Direktur Lembaga Riset Institute For Demographic and Poverty Studies (IDEAS) sekaligus Pengamat Ekonomi Syariah, Yusuf Wibisono menilai akan lebih strategis dan bermakna jika Pemerintah Pusat mendorong inisiatif konversi bank BUMN konvensional menjadi bank syariah, dalam hal ini yaitu Bank BTN. Langkah progresif ini dilakukan dengan cara mengalihkan hak dan kewajiban BTN Syariah (UUS BTN) kepada Bank BTN yang kemudian melakukan perubahan kegiatan usaha menjadi bank syariah.
"Langkah progresif membentuk bank BUMN syariah baru ini tidak hanya akan efektif menghadirkan kompetitor yang kredibel bagi BSI sehingga menjadi kebijakan afirmatif yang kuat dalam mendorong industri perbankan syariah, namun juga sekaligus mendorong pengembangan ekosistem industri keuangan syariah dan ekosistem industri halal," ujarnya kepada Republika, Rabu (24/5/2023).
BTN yang merupakan bank BUMN dengan aset terkecil, sangat potensial dikonversi menjadi bank syariah karena berspesialisasi pada pembiayaan perumahan yang sangat mendorong kemajuan sektor riil secara luas, selaras dengan semangat ekonomi syariah.
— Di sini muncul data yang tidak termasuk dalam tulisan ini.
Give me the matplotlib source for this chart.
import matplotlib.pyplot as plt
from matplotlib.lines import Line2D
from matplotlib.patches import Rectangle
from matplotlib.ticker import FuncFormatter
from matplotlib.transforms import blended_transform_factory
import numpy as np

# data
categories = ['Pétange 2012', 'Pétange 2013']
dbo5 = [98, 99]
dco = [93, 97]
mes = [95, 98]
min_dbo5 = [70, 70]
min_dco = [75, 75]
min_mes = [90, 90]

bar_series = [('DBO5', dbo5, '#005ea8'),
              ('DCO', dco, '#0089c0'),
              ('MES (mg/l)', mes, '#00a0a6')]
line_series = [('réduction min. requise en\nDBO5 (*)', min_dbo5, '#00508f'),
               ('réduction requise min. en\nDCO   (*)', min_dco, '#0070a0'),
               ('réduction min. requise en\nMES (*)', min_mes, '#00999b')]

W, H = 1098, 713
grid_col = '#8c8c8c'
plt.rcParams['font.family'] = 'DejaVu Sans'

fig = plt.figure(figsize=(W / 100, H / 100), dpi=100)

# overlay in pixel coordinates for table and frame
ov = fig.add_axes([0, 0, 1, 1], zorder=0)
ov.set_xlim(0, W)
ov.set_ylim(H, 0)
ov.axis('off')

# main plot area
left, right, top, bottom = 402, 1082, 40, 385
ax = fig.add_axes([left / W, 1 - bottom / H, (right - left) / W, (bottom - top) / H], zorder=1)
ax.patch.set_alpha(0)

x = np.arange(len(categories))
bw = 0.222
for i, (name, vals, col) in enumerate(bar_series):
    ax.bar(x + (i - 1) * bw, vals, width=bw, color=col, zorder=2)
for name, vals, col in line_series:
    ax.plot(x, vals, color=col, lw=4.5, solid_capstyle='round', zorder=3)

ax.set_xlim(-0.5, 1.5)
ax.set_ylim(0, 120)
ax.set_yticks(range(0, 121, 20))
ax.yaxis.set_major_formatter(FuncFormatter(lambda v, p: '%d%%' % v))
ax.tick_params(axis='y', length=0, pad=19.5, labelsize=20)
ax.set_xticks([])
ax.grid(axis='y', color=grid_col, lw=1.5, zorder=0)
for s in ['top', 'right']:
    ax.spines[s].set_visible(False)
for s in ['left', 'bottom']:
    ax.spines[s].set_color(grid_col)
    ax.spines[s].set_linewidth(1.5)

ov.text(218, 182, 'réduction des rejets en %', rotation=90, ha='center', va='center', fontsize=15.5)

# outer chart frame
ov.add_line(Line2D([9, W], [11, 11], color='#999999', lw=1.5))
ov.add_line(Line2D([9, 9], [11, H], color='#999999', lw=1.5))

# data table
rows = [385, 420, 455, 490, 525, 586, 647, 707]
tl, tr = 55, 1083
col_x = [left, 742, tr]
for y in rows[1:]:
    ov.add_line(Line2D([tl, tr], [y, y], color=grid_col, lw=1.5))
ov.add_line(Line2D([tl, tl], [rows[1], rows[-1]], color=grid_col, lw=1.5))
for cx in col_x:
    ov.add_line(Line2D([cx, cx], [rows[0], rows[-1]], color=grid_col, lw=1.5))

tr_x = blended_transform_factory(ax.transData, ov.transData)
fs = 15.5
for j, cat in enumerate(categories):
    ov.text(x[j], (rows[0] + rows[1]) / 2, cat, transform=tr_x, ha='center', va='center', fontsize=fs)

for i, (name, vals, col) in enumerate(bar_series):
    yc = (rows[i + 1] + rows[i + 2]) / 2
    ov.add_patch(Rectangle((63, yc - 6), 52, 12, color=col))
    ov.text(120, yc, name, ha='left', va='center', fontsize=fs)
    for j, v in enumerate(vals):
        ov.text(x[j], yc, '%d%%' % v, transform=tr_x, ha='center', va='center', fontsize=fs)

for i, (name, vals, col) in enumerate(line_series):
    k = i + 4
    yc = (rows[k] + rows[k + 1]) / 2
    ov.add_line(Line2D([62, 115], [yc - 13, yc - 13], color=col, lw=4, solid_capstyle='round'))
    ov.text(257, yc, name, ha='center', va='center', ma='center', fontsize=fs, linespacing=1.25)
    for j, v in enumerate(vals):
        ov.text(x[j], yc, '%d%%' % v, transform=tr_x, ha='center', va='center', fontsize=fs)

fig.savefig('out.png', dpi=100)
Pengajar di Fakultas Ekonomi Universitas Indonesia (UI) itu merincikan, dengan aset di kisaran Rp 360 triliun, konversi BTN akan segera meningkatkan pangsa pasar perbankan syariah hingga menembus 10 persen.
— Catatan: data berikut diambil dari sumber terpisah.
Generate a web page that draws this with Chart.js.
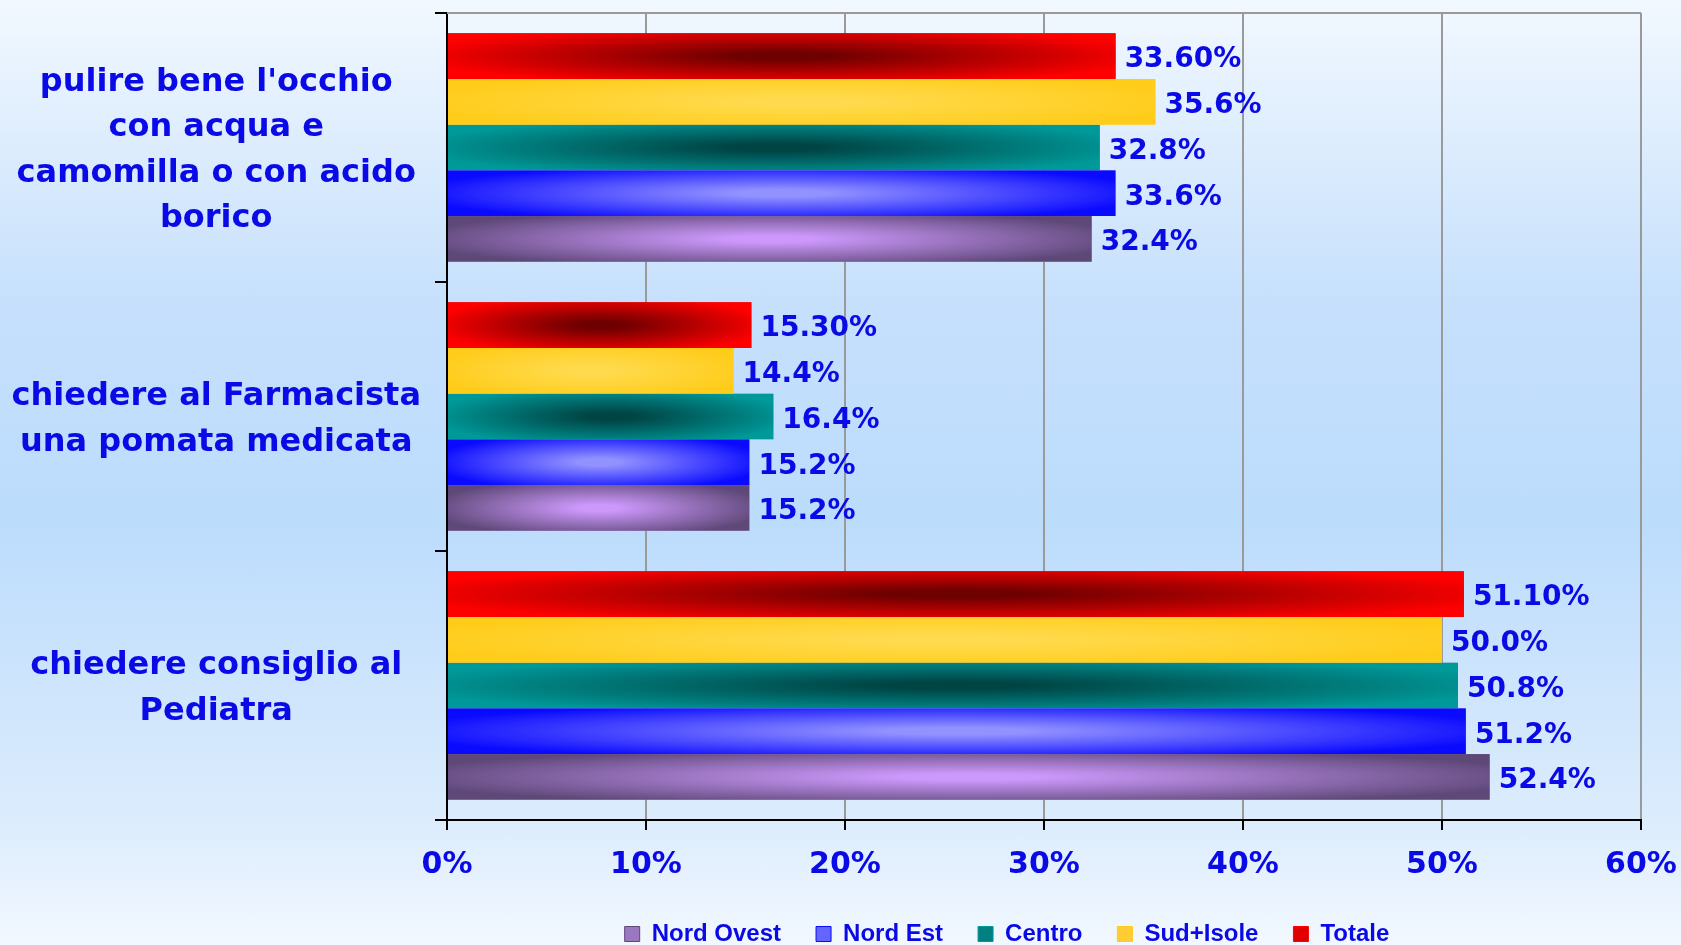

Sebelumnya, Juru Bicara Pemerintah Aceh Muhammad MTA menyebut pemerintah Aceh sepakat atas rencana revisi Qanun LKS, dan secara khusus juga telah menyurati DPRA sejak Oktober 2022 lalu terkait peninjauan peraturan tersebut. Wacana perubahan tersebut merupakan aspirasi masyarakat terutama para pelaku dunia usaha apalagi dengan adanya kendala yang menimpa BSI baru-baru ini. Sampai saat ini, infrastruktur perbankan syariah di Aceh dinilai belum bisa menjawab dinamika dan problema sosial ekonomi, terutama berkenaan dengan realitas transaksi keuangan berskala nasional dan internasional bagi pelaku usaha.